Jon Venables, alongside Robert Thompson, was ten years old when he tortured and murdered the two-year-old, in Bootle, in February 1993.

The two boys took Jamie from the New Strand Shopping Centre and performed violent acts on the toddler, before ultimately killing him. The brutality of the murder shocked the nation, with James’ body being found on a railway line in Walton.

Venables and Thompson served eight years in childrens’ units and were released on license, with lifetime anonymity. Venables, however, has returned to prison twice for breach of license and images of child abuse, where he remains. His case last went before the Parole Board in 2020 and was rejected due to risk factors such as ‘his sexual interests and an attraction to sexual violence.’

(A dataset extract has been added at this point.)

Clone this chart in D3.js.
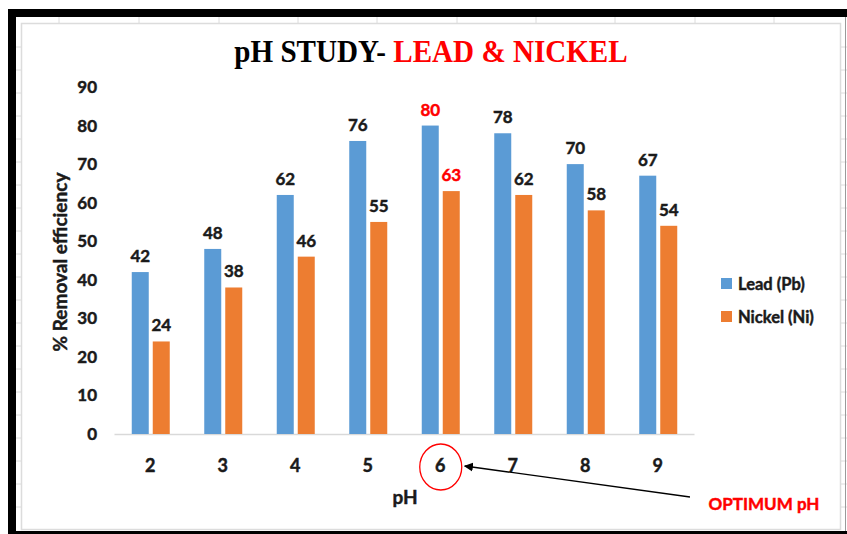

Venables has now been granted a parole hearing, set to take place in November.

A spokesman for the Parole Board said: “Parole Board decisions are solely focused on what risk a prisoner could represent to the public if released and whether that risk is manageable in the community.

“A panel will carefully examine a huge range of evidence, including details of the original crime, and any evidence of behaviour change, as well as explore the harm done and impact the crime has had on the victims.”

“Members read and digest hundreds of pages of evidence and reports in the lead up to an oral hearing. Evidence from witnesses including probation officers, psychiatrists and psychologists, officials supervising the offender in prison as well as victim personal statements are then given at the hearing.

“The prisoner and witnesses are then questioned at length during the hearing which often lasts a full day or more. Parole reviews are undertaken thoroughly and with extreme care. Protecting the public is our number one priority.”

The hearing is scheduled for November 14 and 15, with a decision regarding his freedom expected within the following 14 days.